__Work to be completed__.
Identify the lines bearing the string "with" and gather them.

__Records supplied__.
* * *

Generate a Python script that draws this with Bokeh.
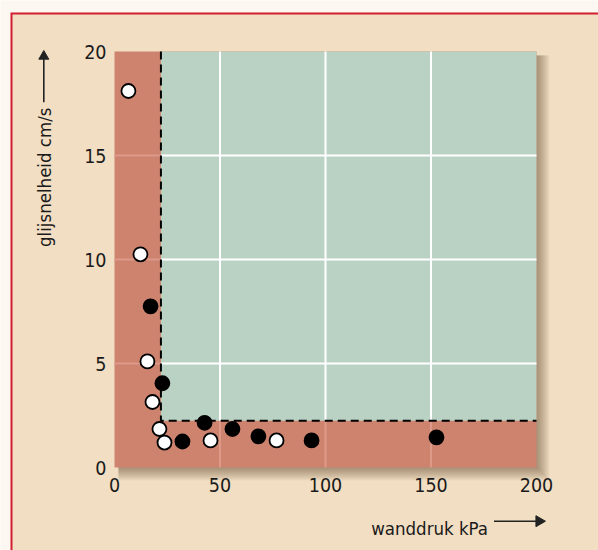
import math
from bokeh.plotting import figure
from bokeh.models import Range1d, FixedTicker
from bokeh.core.properties import value
from bokeh.embed import file_html
from bokeh.resources import INLINE

# ---------------- data ----------------
x_ticks = [0, 50, 100, 150, 200]
y_ticks = [0, 5, 10, 15, 20]
x_title = "wanddruk kPa"
y_title = "glijsnelheid cm/s"
open_x = [6.6, 12.3, 15.6, 18.0, 21.3, 23.7, 45.5, 76.8]
open_y = [18.1, 10.25, 5.1, 3.15, 1.85, 1.2, 1.3, 1.3]
filled_x = [17.1, 22.7, 32.2, 42.7, 55.9, 68.2, 93.4, 152.6]
filled_y = [7.75, 4.05, 1.25, 2.15, 1.85, 1.5, 1.3, 1.45]
x_thresh = 22.0
y_thresh = 2.25
x_max = 200
y_max = 20

# ---------------- styling / layout ----------------
W, H = 598, 550
OFFWHITE = "#FCF7F1"
FRAME_RED = "#D21F30"
BEIGE = "#F2DEC3"
RED_AREA = "#CD836E"
GREEN_AREA = "#BAD2C4"
PINK_GRID = "#DE9A88"
INK = "#1A1A1A"
FONT = "DejaVu Sans Condensed"

X0, Y0 = 114, 467             # screen position of the data origin
PX_X = 422 / x_max            # px per data unit
PX_Y = 416 / y_max


def sx(px):
    return (px - X0) / PX_X


def sy(py):
    return (Y0 - py) / PX_Y


p = figure(width=W, height=H, min_border=0,
           x_range=Range1d(sx(0), sx(W)), y_range=Range1d(sy(H), sy(0)),
           output_backend="svg", toolbar_location=None,
           background_fill_color=OFFWHITE, border_fill_color=OFFWHITE)
p.outline_line_color = None
p.grid.visible = False

# panel with red border
p.quad(left=[sx(10)], right=[sx(W + 5)], bottom=[sy(H + 5)], top=[sy(12)],
       fill_color=FRAME_RED, line_color=None)
p.quad(left=[sx(12)], right=[sx(W + 5)], bottom=[sy(H + 5)], top=[sy(14)],
       fill_color=BEIGE, line_color=None)

# drop shadow (layered translucent quads)
n = 14
p.quad(left=[sx(X0 + 4)] * n, right=[x_max + s / PX_X for s in range(n)],
       bottom=[-s / PX_Y for s in range(n)], top=[y_max - 4 / PX_Y] * n,
       fill_color="#4A3020", fill_alpha=0.04, line_color=None)

# regions
p.quad(left=[0], right=[x_max], bottom=[0], top=[y_max],
       fill_color=RED_AREA, line_color=None)
p.quad(left=[x_thresh], right=[x_max], bottom=[y_thresh], top=[y_max],
       fill_color=GREEN_AREA, line_color=None)

# grid lines
gx = [t for t in x_ticks if 0 < t < x_max]
gy = [t for t in y_ticks if 0 < t < y_max]
p.segment(x0=gx, y0=[y_thresh] * len(gx), x1=gx, y1=[y_max] * len(gx),
          line_color="white", line_width=2)
p.segment(x0=[x_thresh] * len(gy), y0=gy, x1=[x_max] * len(gy), y1=gy,
          line_color="white", line_width=2)
p.segment(x0=gx, y0=[0] * len(gx), x1=gx, y1=[y_thresh] * len(gx),
          line_color=PINK_GRID, line_width=2)
p.segment(x0=[0] * len(gy), y0=gy, x1=[x_thresh] * len(gy), y1=gy,
          line_color=PINK_GRID, line_width=2)

# threshold dashed line
p.line(x=[x_thresh, x_thresh, x_max], y=[y_max, y_thresh, y_thresh],
       line_color="black", line_width=2, line_dash="8 5")

# points
p.scatter(filled_x, filled_y, size=14, fill_color="black",
          line_color="black", line_width=1.8)
p.scatter(open_x, open_y, size=14, fill_color="white",
          line_color="black", line_width=1.8)

# axes drawn at the data origin
for ax in (p.xaxis[0], p.yaxis[0]):
    ax.fixed_location = 0
    ax.axis_line_color = None
    ax.major_tick_line_color = None
    ax.minor_tick_line_color = None
    ax.major_tick_out = 0
    ax.major_tick_in = 0
    ax.minor_tick_out = 0
    ax.major_label_text_font = FONT
    ax.major_label_text_font_size = "19.5px"
    ax.major_label_text_color = INK
p.xaxis.ticker = FixedTicker(ticks=x_ticks)
p.yaxis.ticker = FixedTicker(ticks=y_ticks)
p.xaxis.major_label_standoff = 10
p.yaxis.major_label_standoff = 8

# axis titles
p.text(x=[sx(487.5)], y=[sy(528.3)], text=[x_title], text_align="right",
       text_baseline="alphabetic", text_font=value(FONT),
       text_font_size="18.5px", text_color=INK)
p.text(x=[sx(43.5)], y=[sy(107)], text=[y_title], angle=math.pi / 2,
       text_align="right", text_baseline="middle", text_font=value(FONT),
       text_font_size="18.5px", text_color=INK)

# axis-title arrows
ARROW = "#222222"
p.segment(x0=[sx(493.5)], y0=[sy(520.7)], x1=[sx(537)], y1=[sy(520.7)],
          line_color=ARROW, line_width=1.6)
p.scatter(x=[sx(538.6)], y=[sy(520.7)], marker="triangle", size=11,
          angle=-math.pi / 2, fill_color=ARROW, line_color=ARROW, line_width=1)
p.segment(x0=[sx(43.3)], y0=[sy(101.7)], x1=[sx(43.3)], y1=[sy(58)],
          line_color=ARROW, line_width=1.6)
p.scatter(x=[sx(43.3)], y=[sy(55.8)], marker="triangle", size=10,
          angle=0, fill_color=ARROW, line_color=ARROW, line_width=1)

open("out.html", "w").write(file_html(p, INLINE))
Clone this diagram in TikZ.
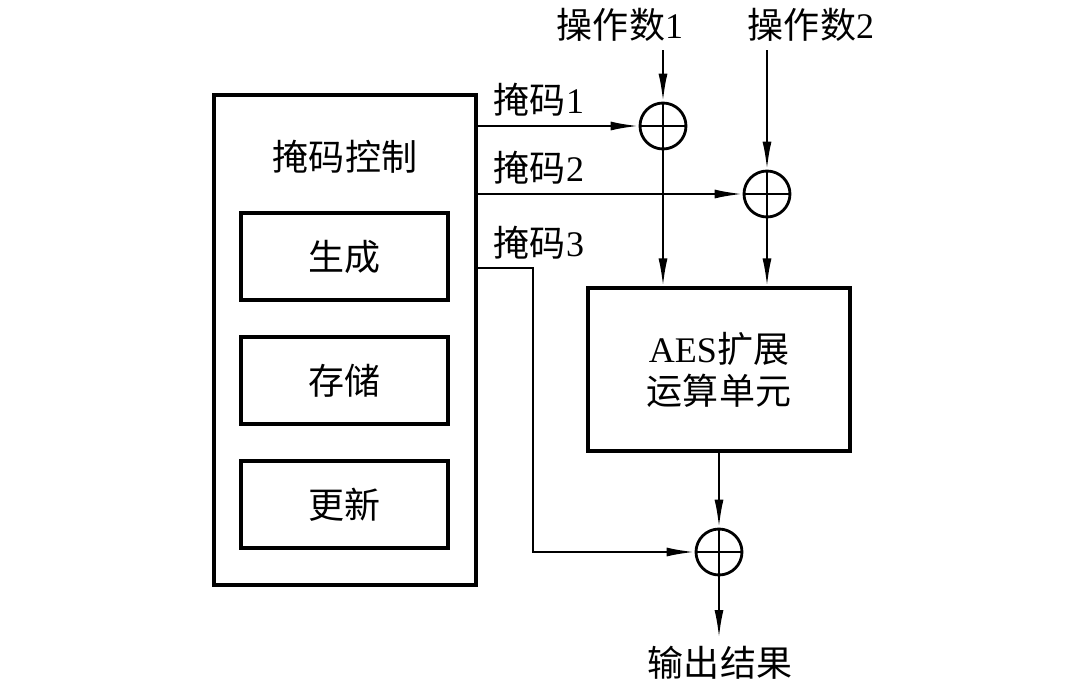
\documentclass[tikz,border=0pt]{standalone}
\usepackage{fontspec}
\setmainfont{Liberation Serif}
\newfontfamily\cjk{Noto Sans CJK SC}
\usetikzlibrary{arrows.meta,calc}

\begin{document}
\begin{tikzpicture}[x=0.02cm,y=-0.02cm,
                    every node/.style={font=\fontsize{20.5}{24}\selectfont},
                    box/.style={draw,line width=1.8pt,inner sep=0pt},
                    xor/.style={draw,circle,line width=1.6pt,minimum size=0.92cm,inner sep=0pt,
                      path picture={\draw[line width=1.3pt]
                        (path picture bounding box.north) -- (path picture bounding box.south)
                        (path picture bounding box.west) -- (path picture bounding box.east);}},
                    conn/.style={line width=1.25pt,-{Latex[length=5.6mm,width=1.8mm]}}]
  \useasboundingbox (0,0) rectangle (1080,687);

  % mask control block
  \node[box,minimum width=5.24cm,minimum height=9.8cm] (mask) at (345,340) {};
  \node (masktitle) at (345,157) {\cjk 掩码控制};
  \node[box,minimum width=4.14cm,minimum height=1.74cm] (gen) at (344.5,256.5) {\cjk 生成};
  \node[box,minimum width=4.14cm,minimum height=1.74cm] (store) at (344.5,380.5) {\cjk 存储};
  \node[box,minimum width=4.14cm,minimum height=1.74cm] (upd) at (344.5,504.5) {\cjk 更新};

  % AES unit and xor gates
  \node[box,minimum width=5.24cm,minimum height=3.26cm,align=center] (aes) at (719,369.5)
    {AES{\cjk 扩展}\\{\cjk 运算单元}};
  \node[xor] (xor1) at (663,126) {};
  \node[xor] (xor2) at (767,194) {};
  \node[xor] (xor3) at (719,552) {};

  % labels
  \node (op1) at (620,25) {{\cjk 操作数}1};
  \node (op2) at (811,25) {{\cjk 操作数}2};
  \node (mk1) at (539,100) {{\cjk 掩码}1};
  \node (mk2) at (539,168) {{\cjk 掩码}2};
  \node (mk3) at (539,243) {{\cjk 掩码}3};
  \node (out) at (720,663) {\cjk 输出结果};

  \coordinate (in1) at (663,50);
  \coordinate (in2) at (767,50);
  \coordinate (bend3) at (533,268);
  \coordinate (outend) at (719,638);

  \draw[conn] (in1) -- (xor1);
  \draw[conn] (in2) -- (xor2);
  \draw[conn] (mask.east |- xor1) -- (xor1);
  \draw[conn] (mask.east |- xor2) -- (xor2);
  \draw[conn] (xor1) -- (xor1 |- aes.north);
  \draw[conn] (xor2) -- (xor2 |- aes.north);
  \draw[conn] (mask.east |- bend3) -- (bend3) |- (xor3);
  \draw[conn] (aes) -- (xor3);
  \draw[conn] (xor3) -- (outend);
\end{tikzpicture}
\end{document}
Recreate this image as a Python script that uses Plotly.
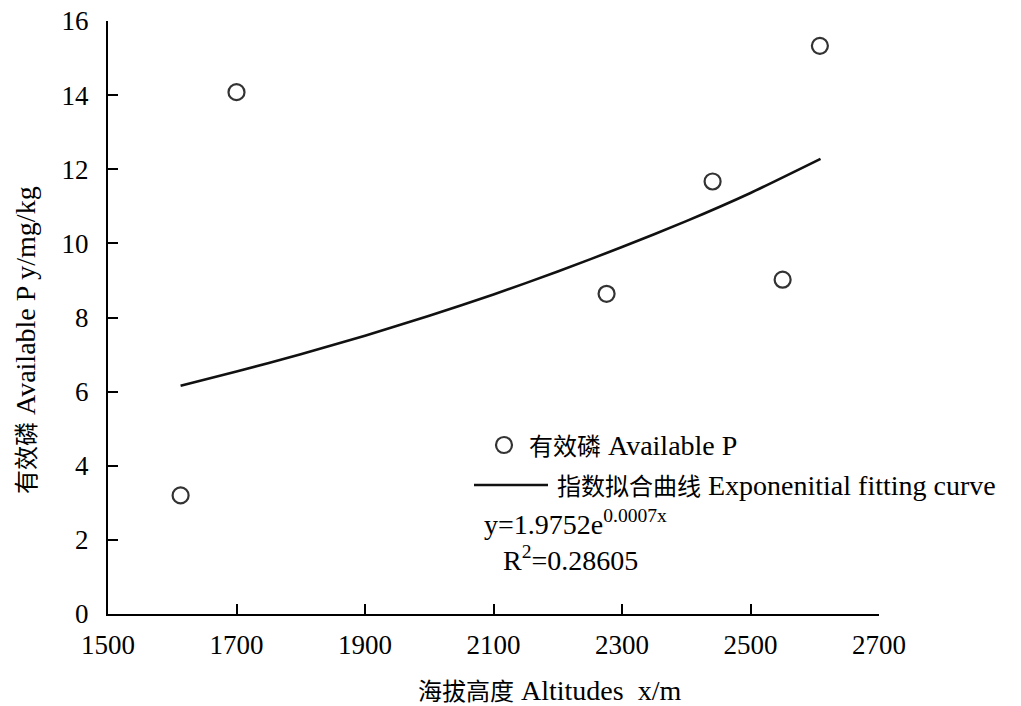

* * *

__Exercise output__.
Generate a Python script that draws this with Bokeh.
# panel with red border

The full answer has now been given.